Set designer Oliver Sshngen's wondrous theater of pain transcends more utilitarian needs in favor of a creepy Charles Addams majesty, replete with walls that suggest human membranes and diseased chairs decorated with oozing wounds. Tattered curtains surround hellish caverns, and an eternal staircase leads the audience to a satanic altar for sadistic forms of surgery.
If you are willing to take this fearsome journey, be forewarned: Dine lightly; have at hand a supply of Valium and a sturdy theater companion to guide you back down the staircase and out of the theater. After two acts of playwright Deb Margolin's constant hysteria, you'll need all the help you can get.
Margolin is a high-strung New York performance artist and playwright. After having a tumor removed, she concocted a theater piece to lacerate the medical profession with the ferocity of a Puritan witch hunter. Encouraged by director Randy Rollison, she has cobbled a masochistic orgy of pain and frustration, redolent of the worst excesses of A Clockwork Orange and Ken Russell's 1970s cinematic exercises in surrealistic grotesquerie.
Dr. Julia Sand, a professor of Freudian psychology, takes a day off from her rarefied lifestyle to have a tumor in her sinuses examined. Before the audience can polish off that first bottle of Snapple, she is caught in a world of Kafkaesque torments, doing Marx brothers routines with featherbrained receptionists over doctors who don't show up. When they do, they turn out to be tin gods, and when the play culminates in Sand's surgery, her Norse god of a doctor turns into a lecherous, incompetent Dr. Quackenbush (See Groucho Marx in A Day at the Races.)
At this point, the production morphs into a fantasy sequence worthy of Fellini--with all forms of surgical malpractice and sexual symbolism, mutilating the body, destroying the soul, and ultimately degrading the patient/victim by displaying her bare breast to a mortified audience.
The indomitable supporting cast is headed by the conflicted doctor, played by David P. Thomas, a tortured, golden-haired Viking torn between compassion and ennui. Meanwhile, the other doctors toss off smutty jokes in the coffee room and surreptitiously screw the nurses. A helpless, victimized old man, played forlornly by Daniel Philip Ensel, sits endlessly in the waiting room. Michelle Tomko's callow secretary indifferently cuts off calls from desperate patients and switches them to Muzak. Every now and then a siren sounds, adding to the general sense of panic. These elements may be veiled nods to M*A*S*H, the black comedies of Joe Orton, and decades of off-Broadway basement plays chronicling mouthy women being eviscerated by male chauvinists.

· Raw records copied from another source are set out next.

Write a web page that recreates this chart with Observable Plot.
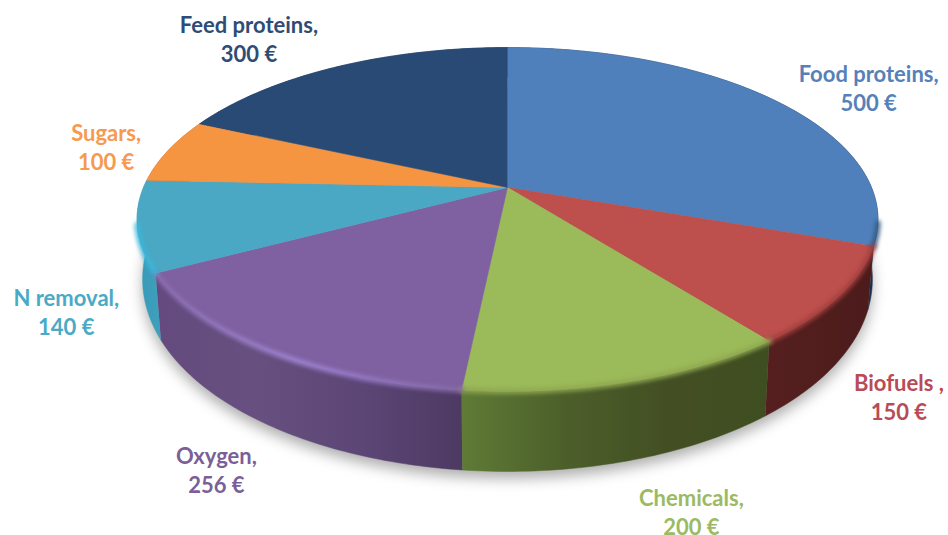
<!DOCTYPE html>
<html>
<head>
<meta charset="utf-8">
<script src="https://cdn.jsdelivr.net/npm/d3@7"></script>
<script src="https://cdn.jsdelivr.net/npm/@observablehq/plot@0.6"></script>
<style>
  html, body { margin: 0; padding: 0; background: #fff; }
  svg { display: block; }
</style>
</head>
<body>
<div id="chart"></div>
<script>
// Value of each product stream, clockwise from twelve o'clock
const categories = ["Food proteins", "Biofuels", "Chemicals", "Oxygen", "N removal", "Sugars", "Feed proteins"];
const values = [500, 150, 200, 256, 140, 100, 300];
const labelNames = ["Food proteins,", "Biofuels ,", "Chemicals,", "Oxygen,", "N removal,", "Sugars,", "Feed proteins,"];

const topColors = ["#4f80bc", "#bd4f4c", "#9bba59", "#7f60a0", "#4aa8c4", "#f59441", "#294a75"];
const textColors = ["#5681b8", "#b94b56", "#9bba62", "#7a5f98", "#4aaac6", "#f59a50", "#2f4c76"];
const rimColors = ["#34597f", "#a03f3d", "#8ea650", "#a085d4", "#3cb6da", "#f59441", "#294a75"];
const wallStops = [
  ["#1f3a5c", "#1a2f4a"],
  ["#561f1f", "#4c1b1b"],
  ["#5f7b35", "#4c5f2a", "#434f23", "#3f4e20"],
  ["#644a7e", "#67507f", "#5c4676", "#4d3a62"],
  ["#379ab8", "#3fa0bc"],
  ["#c47430", "#c47430"],
  ["#1d3757", "#1d3757"]
];

// Where each label sits relative to the rim at its slice's mid-angle
const labelShift = [[93, -14], [60, 100], [62, 129], [-51, 119], [-71, 85], [-62, -4], [-88, -29]];

// Perspective view of the disc: unit circle -> page position
const centre = {x: 507, y: 187};
const view = {a: 364, b: 166, k: 0.186};
function project(theta) {
  const u = Math.sin(theta), v = Math.cos(theta), d = 1 + view.k * v;
  return {x: centre.x + view.a * u / d, y: centre.y - view.b * v / d, v};
}
// Matching point on the lower edge of the disc
function lower(theta) {
  const p = project(theta);
  return {x: centre.x + 0.985 * (p.x - centre.x), y: p.y + 55 - 25 * p.v};
}

const total = d3.sum(values);
const cumulative = d3.cumsum(values);
const slices = categories.map((name, i) => ({
  name, i, value: values[i],
  start: ((cumulative[i] - values[i]) / total) * 2 * Math.PI,
  end: (cumulative[i] / total) * 2 * Math.PI
}));
const sweep = (s) => {
  const n = Math.max(8, Math.ceil((s.end - s.start) * 60));
  return d3.range(n + 1).map((j) => s.start + (s.end - s.start) * j / n);
};

const faces = slices.flatMap((s) => [
  {slice: s.name, ...centre},
  ...sweep(s).map((t) => ({slice: s.name, ...project(t)}))
]);
const wallOf = (s) => {
  const ts = sweep(s);
  return [...ts.map((t) => project(t)), ...ts.slice().reverse().map((t) => lower(t))];
};
const rimOf = (s) => sweep(s).map((t) => project(t)).filter((p) => p.v < -0.2);
const floor = d3.range(181).map((j) => lower(j / 180 * 2 * Math.PI));
const labels = slices.map((s) => {
  const rim = project((s.start + s.end) / 2);
  return {
    text: `${labelNames[s.i]}\n${s.value} €`,
    x: rim.x + labelShift[s.i][0],
    y: rim.y + labelShift[s.i][1],
    color: textColors[s.i]
  };
});

// Horizontal shading for the side walls and the soft highlight on the purple edge
const gradients = () => {
  const defs = d3.create("svg:defs");
  slices.forEach((s) => {
    const pts = wallOf(s), xs = pts.map((p) => p.x);
    const g = defs.append("linearGradient").attr("id", `wall${s.i}`)
      .attr("gradientUnits", "userSpaceOnUse")
      .attr("x1", d3.min(xs)).attr("x2", d3.max(xs)).attr("y1", 0).attr("y2", 0);
    wallStops[s.i].forEach((c, j, a) =>
      g.append("stop").attr("offset", j / (a.length - 1)).attr("stop-color", c));
  });
  const rim = defs.append("linearGradient").attr("id", "rimGlow")
    .attr("gradientUnits", "userSpaceOnUse")
    .attr("x1", 155).attr("x2", 465).attr("y1", 0).attr("y2", 0);
  [[0, "#8a6db0"], [0.45, rimColors[3]], [0.7, "#9478c4"], [1, "#846aa6"]].forEach(([o, c]) =>
    rim.append("stop").attr("offset", o).attr("stop-color", c));
  return defs.node();
};

const chart = Plot.plot({
  width: 948,
  height: 535,
  margin: 0,
  x: {domain: [0, 948], range: [0, 948], axis: null},
  y: {domain: [0, 535], range: [0, 535], axis: null},
  color: {domain: categories, range: topColors},
  marks: [
    gradients,
    // drop shadow beneath the disc
    Plot.line(floor, {
      x: (d) => d.x, y: (d) => d.y + 7,
      fill: "#000", fillOpacity: 0.32, stroke: "none",
      imageFilter: "blur(7px)"
    }),
    // side walls
    ...slices.map((s) => Plot.line(wallOf(s), {
      x: "x", y: "y",
      fill: `url(#wall${s.i})`, stroke: `url(#wall${s.i})`, strokeWidth: 0.5
    })),
    // top faces
    Plot.line(faces, {x: "x", y: "y", z: "slice", fill: "slice", stroke: "slice", strokeWidth: 0.5}),
    // bevel along the front edge
    ...slices.filter((s) => rimOf(s).length > 1).map((s) => Plot.line(rimOf(s), {
      x: "x", y: "y",
      stroke: s.i === 3 ? "url(#rimGlow)" : rimColors[s.i],
      strokeWidth: 5,
      imageFilter: "blur(2px)"
    })),
    // labels
    Plot.text(labels, {
      x: "x", y: "y", text: "text", fill: "color",
      fontFamily: "Lato", fontWeight: "bold", fontSize: 22, lineHeight: 1.32,
      textAnchor: "middle"
    })
  ]
});
document.getElementById("chart").append(chart);
</script>
</body>
</html>
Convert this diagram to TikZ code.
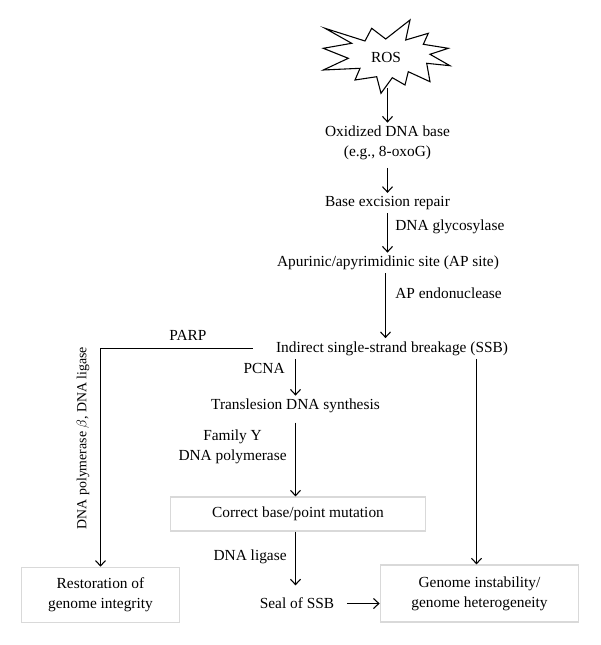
\documentclass[tikz,border=0pt]{standalone}
\usepackage{fontspec}
\setmainfont{Liberation Serif}
\usetikzlibrary{arrows.meta}
\tikzset{
  txt/.style={inner sep=2pt, align=center, font=\fontsize{10}{13}\selectfont},
  box/.style={txt, draw=black!15, line width=0.8pt},
  arr/.style={line width=0.7pt, -{Straight Barb[length=3.5pt,width=6.5pt]}},
}

\begin{document}
\begin{tikzpicture}[x=0.65pt, y=-0.65pt]
		%%%%% START %%%%%
		\useasboundingbox (0,0) rectangle (600,645);
		
		% ROS burst
		\draw[line width=0.7pt, fill=white] (325,28.3) -- (365,41) -- (371.7,28.3) -- (385.7,39)
			-- (410,20) -- (405.7,40) -- (428.3,33.3) -- (423.3,44.3) -- (448.3,48.3)
			-- (430,54.3) -- (450,65.7) -- (426.7,63.3) -- (430,81.7) -- (408.3,71.7)
			-- (405,85) -- (392.3,77.7) -- (381,93.3) -- (376.7,76.7) -- (355,80)
			-- (360,68.3) -- (323.3,70) -- (348.3,58.3) -- (323.3,48.3) -- (351.7,43.3) -- cycle;
		\node[txt] (ros) at (386,57) {ROS};
		\coordinate (rosb) at (387.5,88);
		
		\node[txt] (oxi) at (387.5,143) {Oxidized DNA base\\(e.g., 8-oxoG)};
		\node[txt] (ber) at (387.5,203) {Base excision repair};
		\node[txt] (ap) at (388,263) {Apurinic/apyrimidinic site (AP site)};
		\node[txt] (ssb) at (392,348.5) {Indirect single-strand breakage (SSB)};
		\node[txt] (tls) at (295.5,406) {Translesion DNA synthesis};
		\node[box, minimum width=166pt, minimum height=22pt] (cbm) at (298,514) {Correct base/point mutation};
		\node[txt] (seal) at (297,603.5) {Seal of SSB};
		\node[box, minimum width=129pt, minimum height=37pt] (gen) at (479.5,593.5) {Genome instability/\\genome heterogeneity};
		\node[box, minimum width=103pt, minimum height=36pt] (rest) at (100.5,595) {Restoration of\\genome integrity};
		
		% main column
		\draw[arr] (rosb) -- (rosb |- oxi.north);
		\draw[arr, shorten <=3pt] (oxi.south) -- (ber.north);
		\draw[arr] (ber.south) -- (ber.south |- ap.north);
		\node[txt, anchor=west] (glyc) at (392,227) {DNA glycosylase};
		\coordinate (apx) at (385.5,0);
		\draw[arr] (ap.south -| apx) -- (ssb.north -| apx);
		\node[txt, anchor=west] (apendo) at (392,293) {AP endonuclease};
		
		% translesion branch
		\draw[arr] (tls.north |- ssb.south) -- (tls.north);
		\node[txt, anchor=east] (pcna) at (288,368) {PCNA};
		\draw[arr, shorten <=4pt] (tls.south) -- (tls.south |- cbm.north);
		\node[txt, anchor=east] (famy) at (290,447) {Family Y\\DNA polymerase};
		\draw[arr, shorten >=6pt] (cbm.south -| tls.south) -- (tls.south |- seal.north);
		\node[txt, anchor=east] (lig) at (290,557) {DNA ligase};
		\draw[arr, shorten <=6pt] (seal.east) -- (seal.east -| gen.west);
		
		% PARP branch
		\coordinate (parp0) at ([xshift=-13pt]ssb.west);
		\draw[arr] (parp0) -| (rest.north);
		\node[txt] (parp) at (188,335) {PARP};
		\node[txt, rotate=90, font=\fontsize{9}{11}\selectfont] (polb) at (83,438) {DNA polymerase $\beta$, DNA ligase};
		
		% direct to instability
		\draw[arr] ([xshift=-1.95pt]gen.north |- ssb.south) -- ([xshift=-1.95pt]gen.north);
		
		%%%%% END %%%%%
\end{tikzpicture}
\end{document}
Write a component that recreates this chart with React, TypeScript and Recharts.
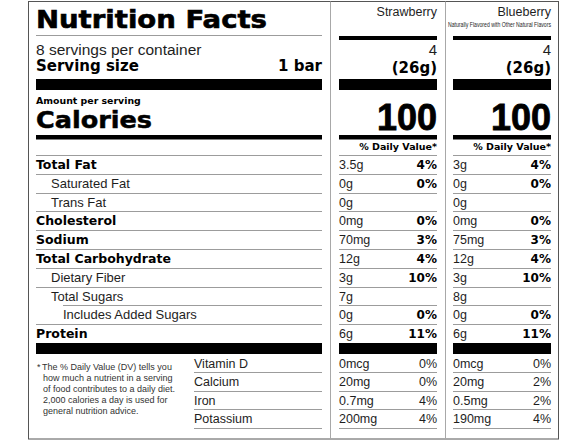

As the ultra-victim, Sarah Morton has upped her ante from local playwright extraordinaire to finely honed thoroughbred martyr. With a Mary Astor Maltese Falcon hairdo, Hepburn bone structure, unerring comic timing, and burning intensity, she rescues a problematic script.
Randy Rollison directs with the ferocity of a poltergeist. Those who aren't knocked unconscious by a piece of flying angst will come out of this experience truly understanding the meaning of the term "theater of cruelty."
Bringing the Fishermen Home, through April 10 at Cleveland Public Theatre, 6415 Detroit Avenue, 216-631-2727.